At Thompson’s retirement party on May 20, Butler County Engineer Dennis McCall stated Thompson started when the only paved roads in the county were U.S. Highway 31, Alabama Highways 10 and 106 West, and the county roads of Garland, Halso Mill Road from Greenville to the grist mill at Pigeon Creek and Forest Home Road from Greenville to the grist mill in the community.
He also stated that Thompson’s starting pay rate was 85 cents per hour.
He went on to note that Thompson had been around long enough to see 550 miles of roads in Butler County paved and many re-paved, and the Eisenhower Interstate System developed over the span of his career.
At the retirement party, Thompson received a plaque, a gift envelope filled with gift cards, and a cleaning bucket filled with his favorite snacks.
Thompson, who was born on April 29, 1935, hired with the Butler County Road Department on May, 17, 1956.
Thompson said of his career that he can remember when they first began paving roads in the county that the road department would have to post ‘light’ watchmen at the beginning and end of the paving and they would guard the road overnight.
The watchmen would use flambeaus (basically a torch on a stick) to alert traffic. He indicated that the job was typically given to the young men.
The flambeaus were used due to the road building process as it took nearly a day for the first pavement tar to dry. After it dried then a chip seal was placed and it was ready for traffic.
Horses, mules, and wagons were especially hard on newly built roads due to their hoof and wagon wheel imprints.
Thompson has worked for six county engineers throughout his career and some 250 of his fellow county employees have passed away throughout the same length of time.
He started as a truck driver, then worked on the bridge patching crew, then the grading crew where he ran a sheep foot compactor, a dirt pan, a dozier (he was the first to operate a hydraulic piece of equipment), then in 1981 he drove a lowboy for 35 years until he was assigned cleanup duties in the shop area.

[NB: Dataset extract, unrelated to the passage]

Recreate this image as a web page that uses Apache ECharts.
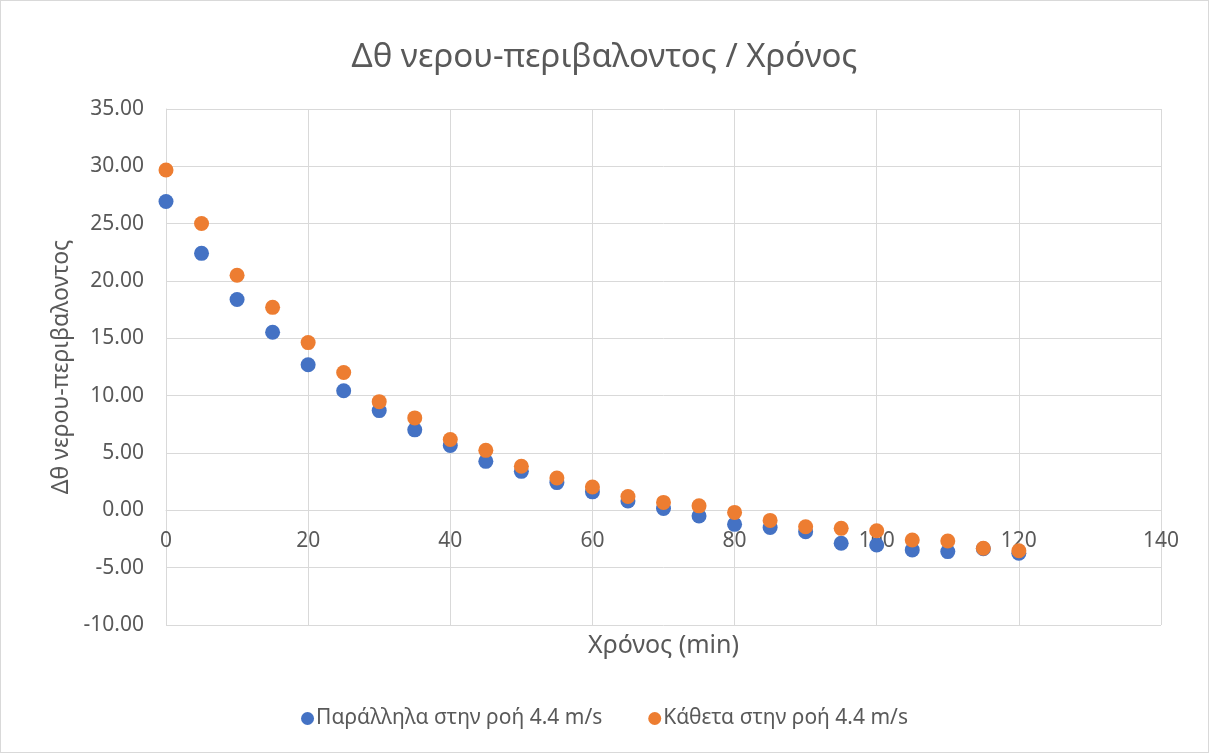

Though Thompson’s last official work day was Thursday, May 20, he has five weeks of sick time which he will use before officially entering retirement.
Thompson said he was going to enjoy his retirement by kicking back and hopefully do some traveling with his wife, Annette Boswell, in the near future to spend time with family.
He said that he tells Annette each day that he loves her more every day.
They have been married 69 years and have two sons, a daughter, and eight grandchildren.